Stabilizer measurement physical circuits

The stabilizer measurement circuit couples data qubits with the ancilla qubits. Measuring the ancilla qubits gives us the stabilizer measurement records, which are further processed to obtain syndromes and input into our ML decoder model. This circuit, as illustrated in Supplementary Fig. 2, is applied after each logical gate operation.

Experimentally motivated noise model

For the numerical studies presented in the ‘Results’ section, we use the stim package for simulation. We consider a circuit-level noise model motivated by the current experimental capability of neutral atom array-based quantum computers. Specifically, we use a circuit-level noise model that includes the following physical noises:

• Each two-qubit physical gate is followed by a two-qubit Pauli noise channel with probability [0.0005, 0.00175, 0.000625, 0.0005, 0, 0, 0, 0.00175, 0, 0, 0, 0.000625, 0, 0, 0.00125]
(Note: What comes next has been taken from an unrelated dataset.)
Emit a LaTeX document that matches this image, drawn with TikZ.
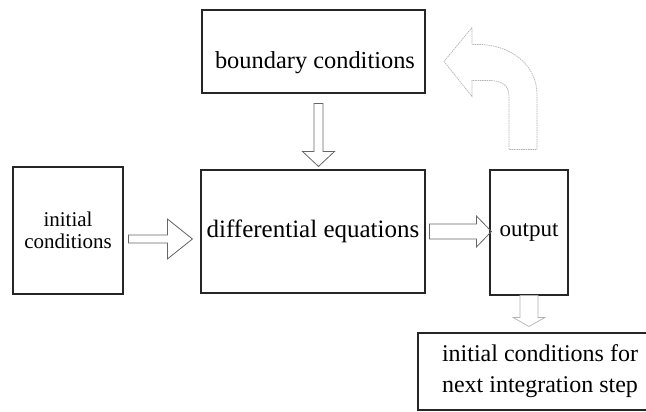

• Each single-qubit physical gate is followed by a single-qubit depolarizing model with probability [0.0001, 0.0001, 0.0001]

• On a physical level, the atoms are moved to achieve flexible connectivity between different physical qubits. This comes at the cost of having idling error due to the extra time taken during the physical qubit movement, which is captured as a Pauli noise channel with probability [4 × 10⁻⁷, 4 × 10⁻⁷, 1.6 × 10⁻⁶]. This error channel is applied when physical qubit movement happens.

• Resetting a physical qubit has a bit flip error probability of P = 0.002.

• Measuring a physical qubit has a bit flip error probability of P = 0.002.

Other decoders

We benchmark MCCD against three popular decoders: MLE, BP-OSD and MWPM. Here, we specify the numerical details of these methods.

MWPM

We use the open-source library PyMatching⁴² with the noise model used for data generation as detailed in the ‘Experimentally motivated noise model’ subsection.

BP-OSD

We use the open-source library stimbposd⁴³. We use the exact noise model used for data generation and set the maximal belief propagation iterations to 20.

MLE

We use the algorithm developed and implemented as in ref. ¹⁴.